Issue Tracking System
An issue tracking system is a software application that records, manages, and monitors reported problems, tasks, or requests throughout their lifecycle, supporting structured workflows, traceability, and accountability across technical and business teams.
Expanded Explanation
1. Technical Function and Core Characteristics
An issue tracking system provides a centralized repository where users log issues, defects, incidents, service requests, or change tasks with structured metadata. It typically supports fields for status, priority, severity, ownership, timestamps, and relationships between records, along with change history and audit trails.
The software enforces workflows that define how issues move from creation through triage, assignment, investigation, resolution, and closure. Many platforms integrate notifications, commenting, file attachments, dashboards, and reporting capabilities to support collaboration, service-level tracking, and compliance with internal processes or external standards.
2. Enterprise Usage and Architectural Context
Enterprises use issue tracking systems to support software development, IT service management, Security Operations (SecOps), customer support, and facility or business process management. In software engineering, they help teams manage defect backlogs, feature requests, and release-related work items in line with governance and quality policies.
Architecturally, issue tracking systems often integrate with identity and access management, source code repositories, Continuous Integration (CI) and delivery pipelines, configuration management databases, monitoring tools, and email or messaging platforms. Organizations may deploy them as standalone applications, modules within application lifecycle management or IT service management suites, or as cloud-based services accessed through APIs.
3. Related or Adjacent Technologies
Issue tracking systems relate to project and portfolio management tools, IT service management platforms, ticketing systems, and application lifecycle management environments.

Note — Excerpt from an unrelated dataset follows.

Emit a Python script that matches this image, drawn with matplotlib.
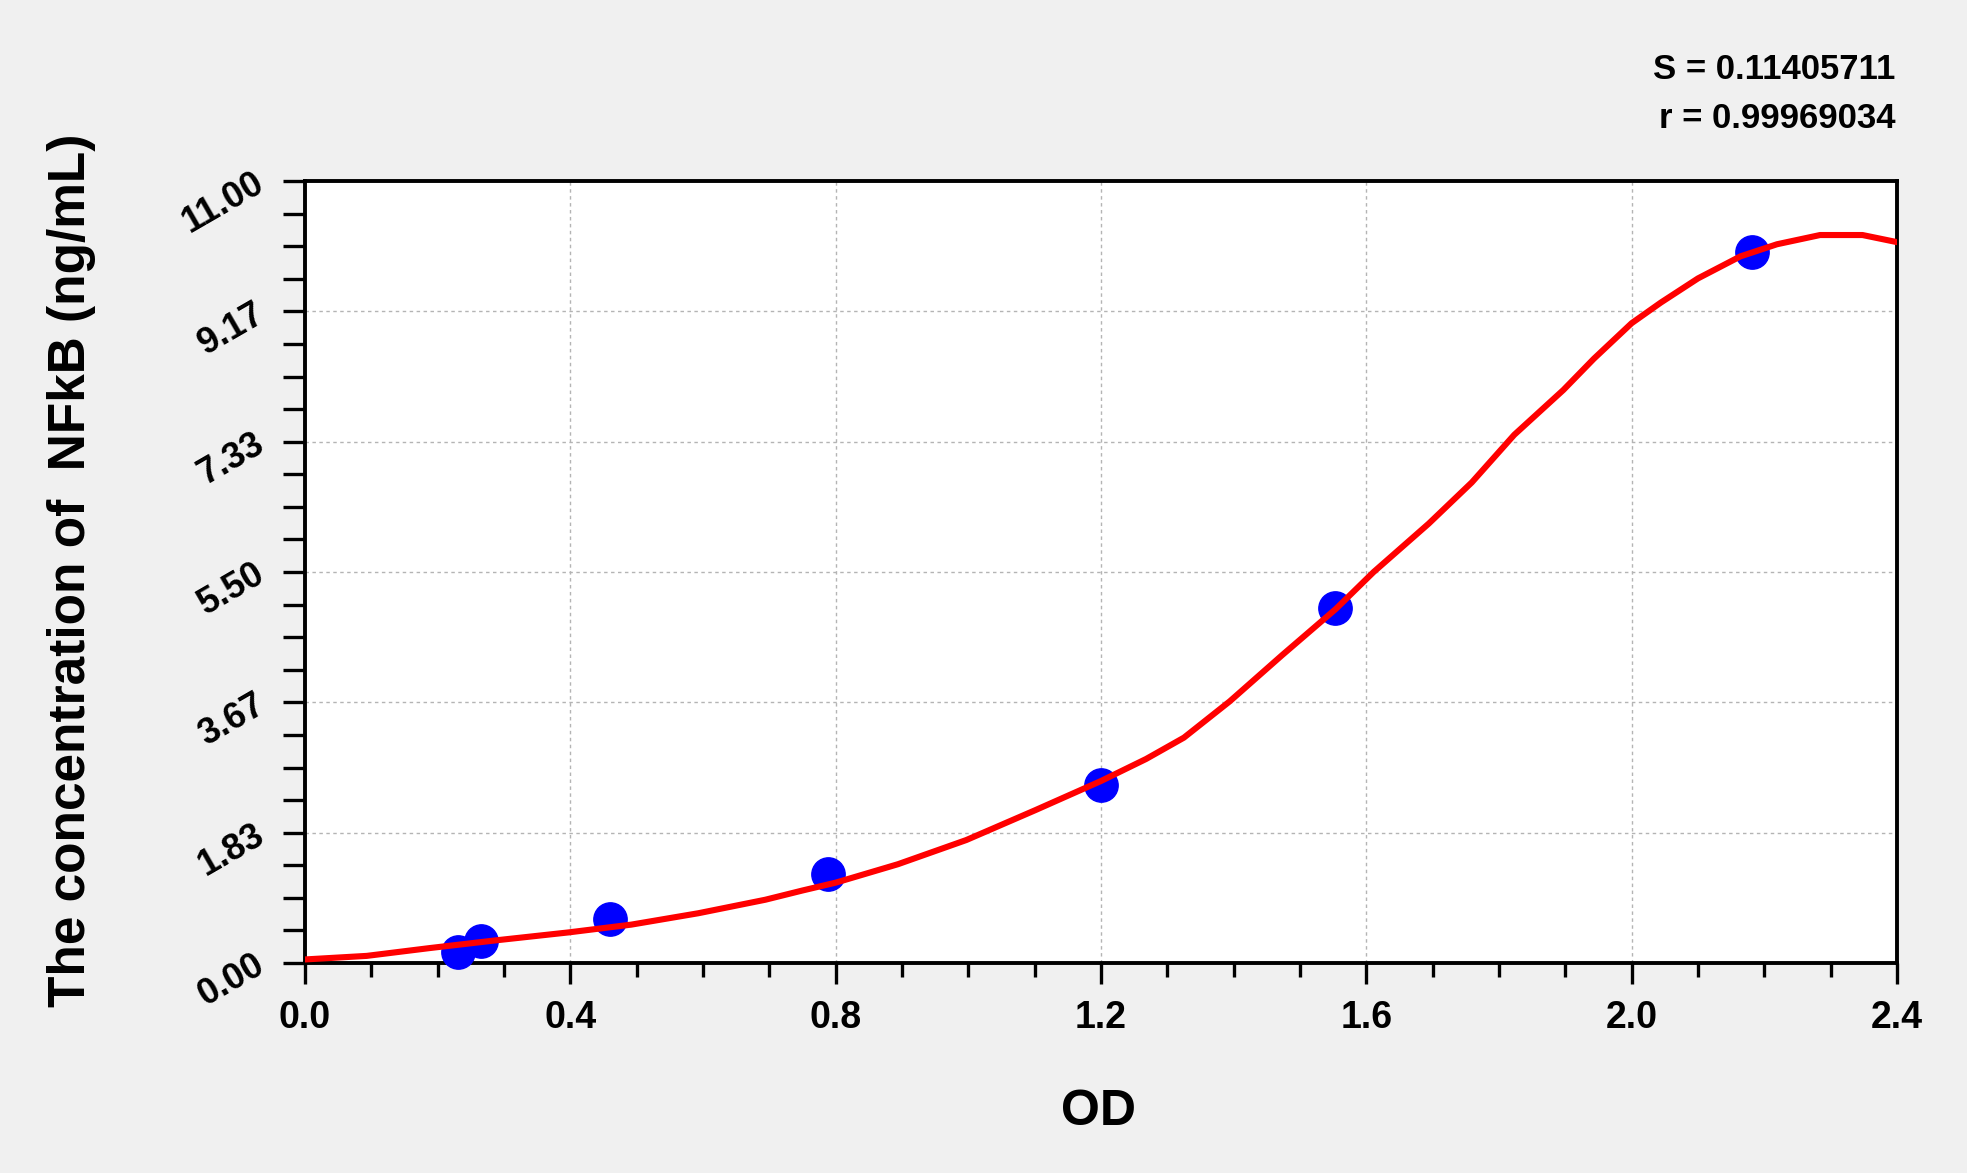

In many enterprises, a single platform exposes issue tracking, incident management, change management, and request fulfillment capabilities through a common data model.
They also interact with application performance monitoring, Security Information and Event Management (SIEM), and log management tools, which can automatically create issues based on detected events. Integration with collaboration platforms, such as enterprise chat and document management, supports cross-functional workflows around tracked issues.
4. Business and Operational Significance
Issue tracking systems provide traceability and accountability for defects, incidents, and work items, which supports audit requirements, regulatory expectations, and internal governance. Structured tracking enables organizations to measure response and resolution performance against defined service-level targets and internal benchmarks.
The data in issue tracking systems supports Root Cause Analysis (RCA), risk assessment, and process improvement across development, IT operations, and support functions. Organizations also use these systems to coordinate cross-team work, reduce duplicative effort, and maintain a record of decisions and remediations over time.